| WHAT THIS TASK INVOLVES |
Take every line from the first down to the line with "9.7, 4.7, 6.4];" and set it down exactly, without the pictures.

****

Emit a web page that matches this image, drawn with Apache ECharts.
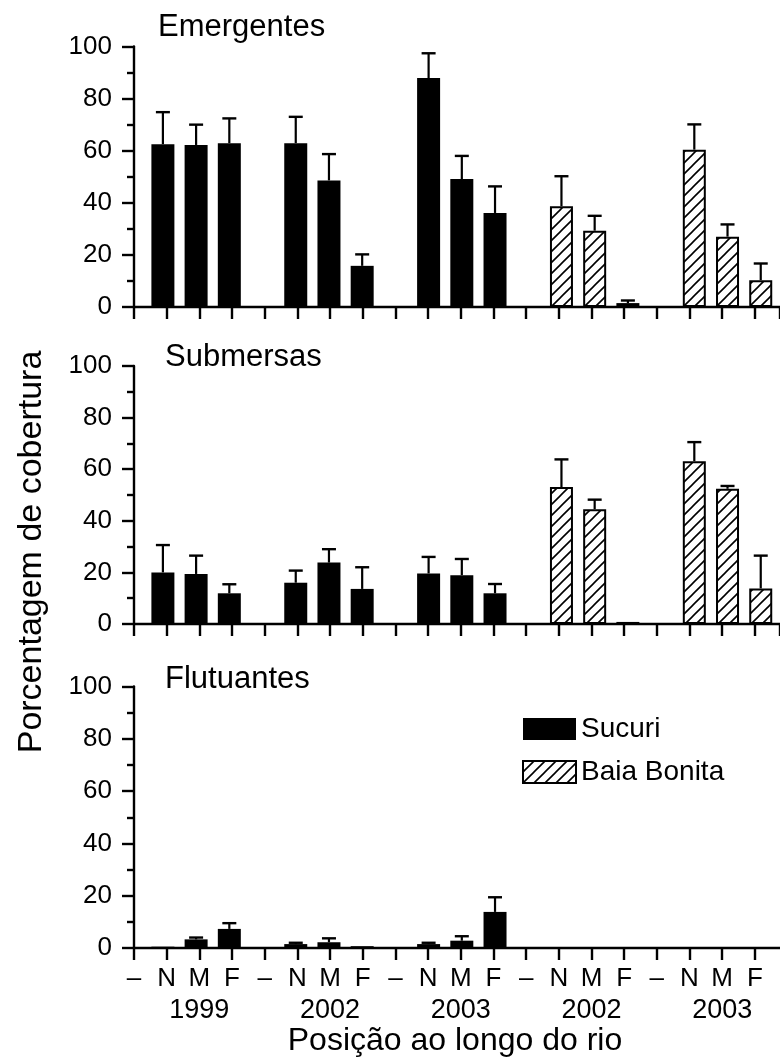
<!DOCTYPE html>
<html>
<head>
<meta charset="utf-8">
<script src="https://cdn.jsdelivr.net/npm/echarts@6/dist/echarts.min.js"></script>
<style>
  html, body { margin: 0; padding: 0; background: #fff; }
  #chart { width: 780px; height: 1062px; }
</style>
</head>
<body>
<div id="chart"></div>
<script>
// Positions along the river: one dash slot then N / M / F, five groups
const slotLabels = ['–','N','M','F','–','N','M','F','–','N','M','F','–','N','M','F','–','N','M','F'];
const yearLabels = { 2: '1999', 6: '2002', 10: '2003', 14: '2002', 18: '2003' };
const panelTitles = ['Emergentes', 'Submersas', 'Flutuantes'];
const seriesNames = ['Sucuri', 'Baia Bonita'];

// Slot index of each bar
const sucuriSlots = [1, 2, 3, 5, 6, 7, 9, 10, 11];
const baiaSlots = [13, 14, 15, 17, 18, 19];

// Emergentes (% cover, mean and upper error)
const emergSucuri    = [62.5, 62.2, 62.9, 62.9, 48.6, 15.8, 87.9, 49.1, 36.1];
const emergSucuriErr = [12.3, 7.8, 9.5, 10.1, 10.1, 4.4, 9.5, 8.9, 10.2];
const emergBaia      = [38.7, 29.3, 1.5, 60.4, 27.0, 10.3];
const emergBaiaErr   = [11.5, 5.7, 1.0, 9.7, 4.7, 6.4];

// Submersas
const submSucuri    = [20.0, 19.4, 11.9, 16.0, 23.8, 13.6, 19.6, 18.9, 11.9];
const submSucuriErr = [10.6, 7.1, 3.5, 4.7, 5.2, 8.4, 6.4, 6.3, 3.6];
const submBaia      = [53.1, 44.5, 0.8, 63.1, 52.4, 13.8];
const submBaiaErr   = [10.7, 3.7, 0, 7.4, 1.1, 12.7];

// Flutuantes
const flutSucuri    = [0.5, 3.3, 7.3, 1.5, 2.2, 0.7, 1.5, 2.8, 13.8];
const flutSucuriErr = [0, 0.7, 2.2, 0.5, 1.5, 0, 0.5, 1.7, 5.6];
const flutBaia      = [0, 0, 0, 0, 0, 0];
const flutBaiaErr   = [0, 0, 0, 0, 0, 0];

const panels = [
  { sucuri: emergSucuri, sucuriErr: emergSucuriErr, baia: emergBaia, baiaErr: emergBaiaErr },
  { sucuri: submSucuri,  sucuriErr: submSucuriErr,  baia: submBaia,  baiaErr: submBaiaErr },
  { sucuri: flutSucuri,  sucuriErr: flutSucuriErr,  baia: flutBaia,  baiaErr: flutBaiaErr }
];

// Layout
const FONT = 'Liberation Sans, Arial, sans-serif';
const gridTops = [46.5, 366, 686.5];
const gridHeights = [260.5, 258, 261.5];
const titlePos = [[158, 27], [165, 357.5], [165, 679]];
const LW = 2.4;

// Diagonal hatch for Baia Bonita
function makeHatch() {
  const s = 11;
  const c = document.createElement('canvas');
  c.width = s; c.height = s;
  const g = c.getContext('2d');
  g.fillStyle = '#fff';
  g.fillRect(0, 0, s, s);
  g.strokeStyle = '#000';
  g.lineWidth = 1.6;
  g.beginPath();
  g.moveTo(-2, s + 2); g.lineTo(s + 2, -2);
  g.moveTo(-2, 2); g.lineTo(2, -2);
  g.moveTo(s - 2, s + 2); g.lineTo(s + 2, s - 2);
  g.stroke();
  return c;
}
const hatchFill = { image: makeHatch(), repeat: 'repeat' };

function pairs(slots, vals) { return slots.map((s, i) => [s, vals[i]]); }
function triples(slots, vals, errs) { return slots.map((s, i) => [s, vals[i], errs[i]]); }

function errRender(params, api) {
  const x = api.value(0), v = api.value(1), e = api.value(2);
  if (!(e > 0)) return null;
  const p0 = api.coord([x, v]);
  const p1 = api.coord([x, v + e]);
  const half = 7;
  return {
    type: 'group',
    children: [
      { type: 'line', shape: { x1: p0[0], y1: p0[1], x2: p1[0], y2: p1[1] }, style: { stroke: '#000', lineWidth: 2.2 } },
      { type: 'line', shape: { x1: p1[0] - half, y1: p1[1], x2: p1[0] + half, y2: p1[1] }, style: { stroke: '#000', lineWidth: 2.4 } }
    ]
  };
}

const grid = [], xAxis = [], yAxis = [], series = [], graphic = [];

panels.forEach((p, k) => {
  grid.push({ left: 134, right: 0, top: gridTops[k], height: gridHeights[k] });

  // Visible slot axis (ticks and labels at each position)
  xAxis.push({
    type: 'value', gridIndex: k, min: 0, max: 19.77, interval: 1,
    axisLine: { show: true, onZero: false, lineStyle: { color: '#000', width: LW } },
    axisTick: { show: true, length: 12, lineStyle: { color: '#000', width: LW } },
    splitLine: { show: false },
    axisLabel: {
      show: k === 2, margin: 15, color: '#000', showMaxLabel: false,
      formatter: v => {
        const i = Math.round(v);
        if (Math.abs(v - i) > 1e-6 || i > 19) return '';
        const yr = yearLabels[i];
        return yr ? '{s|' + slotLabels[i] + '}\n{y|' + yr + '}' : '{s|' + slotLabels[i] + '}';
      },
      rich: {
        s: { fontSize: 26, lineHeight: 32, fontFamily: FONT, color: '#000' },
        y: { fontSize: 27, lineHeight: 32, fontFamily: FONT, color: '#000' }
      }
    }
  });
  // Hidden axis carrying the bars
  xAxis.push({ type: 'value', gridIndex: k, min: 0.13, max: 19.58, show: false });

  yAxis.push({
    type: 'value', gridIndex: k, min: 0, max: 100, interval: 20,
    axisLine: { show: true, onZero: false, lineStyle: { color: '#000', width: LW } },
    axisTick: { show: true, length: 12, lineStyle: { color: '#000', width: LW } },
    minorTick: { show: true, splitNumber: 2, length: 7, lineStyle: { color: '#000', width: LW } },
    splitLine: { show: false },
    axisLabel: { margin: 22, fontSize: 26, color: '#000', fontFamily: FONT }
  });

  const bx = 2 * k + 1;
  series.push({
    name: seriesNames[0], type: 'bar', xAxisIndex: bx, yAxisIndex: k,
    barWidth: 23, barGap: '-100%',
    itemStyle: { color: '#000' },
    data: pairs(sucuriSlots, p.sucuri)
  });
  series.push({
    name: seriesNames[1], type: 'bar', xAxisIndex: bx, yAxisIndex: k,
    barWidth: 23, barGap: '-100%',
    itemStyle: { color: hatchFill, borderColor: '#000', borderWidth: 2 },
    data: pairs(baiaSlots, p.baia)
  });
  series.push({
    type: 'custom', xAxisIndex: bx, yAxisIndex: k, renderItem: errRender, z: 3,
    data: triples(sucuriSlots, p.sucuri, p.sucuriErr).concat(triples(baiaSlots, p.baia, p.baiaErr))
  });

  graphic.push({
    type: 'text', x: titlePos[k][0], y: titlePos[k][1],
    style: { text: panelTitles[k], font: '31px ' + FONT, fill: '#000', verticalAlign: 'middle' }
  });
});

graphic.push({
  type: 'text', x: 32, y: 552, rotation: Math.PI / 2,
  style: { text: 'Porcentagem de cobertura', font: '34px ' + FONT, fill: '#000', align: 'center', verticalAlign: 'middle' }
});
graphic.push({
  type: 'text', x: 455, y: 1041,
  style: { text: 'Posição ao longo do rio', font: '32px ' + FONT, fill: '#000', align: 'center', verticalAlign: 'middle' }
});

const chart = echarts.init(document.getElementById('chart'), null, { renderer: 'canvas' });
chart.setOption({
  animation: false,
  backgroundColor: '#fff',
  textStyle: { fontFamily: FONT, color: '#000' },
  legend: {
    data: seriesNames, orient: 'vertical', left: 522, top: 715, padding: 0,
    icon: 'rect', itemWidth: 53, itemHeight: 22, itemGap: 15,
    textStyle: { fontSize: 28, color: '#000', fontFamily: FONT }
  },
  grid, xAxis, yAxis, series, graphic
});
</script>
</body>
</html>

****

| EXERCISE RESPONSE |
Emit a web page that matches this image, drawn with Apache ECharts.
<!DOCTYPE html>
<html>
<head>
<meta charset="utf-8">
<script src="https://cdn.jsdelivr.net/npm/echarts@6/dist/echarts.min.js"></script>
<style>
  html, body { margin: 0; padding: 0; background: #fff; }
  #chart { width: 780px; height: 1062px; }
</style>
</head>
<body>
<div id="chart"></div>
<script>
// Positions along the river: one dash slot then N / M / F, five groups
const slotLabels = ['–','N','M','F','–','N','M','F','–','N','M','F','–','N','M','F','–','N','M','F'];
const yearLabels = { 2: '1999', 6: '2002', 10: '2003', 14: '2002', 18: '2003' };
const panelTitles = ['Emergentes', 'Submersas', 'Flutuantes'];
const seriesNames = ['Sucuri', 'Baia Bonita'];

// Slot index of each bar
const sucuriSlots = [1, 2, 3, 5, 6, 7, 9, 10, 11];
const baiaSlots = [13, 14, 15, 17, 18, 19];

// Emergentes (% cover, mean and upper error)
const emergSucuri    = [62.5, 62.2, 62.9, 62.9, 48.6, 15.8, 87.9, 49.1, 36.1];
const emergSucuriErr = [12.3, 7.8, 9.5, 10.1, 10.1, 4.4, 9.5, 8.9, 10.2];
const emergBaia      = [38.7, 29.3, 1.5, 60.4, 27.0, 10.3];
const emergBaiaErr   = [11.5, 5.7, 1.0, 9.7, 4.7, 6.4];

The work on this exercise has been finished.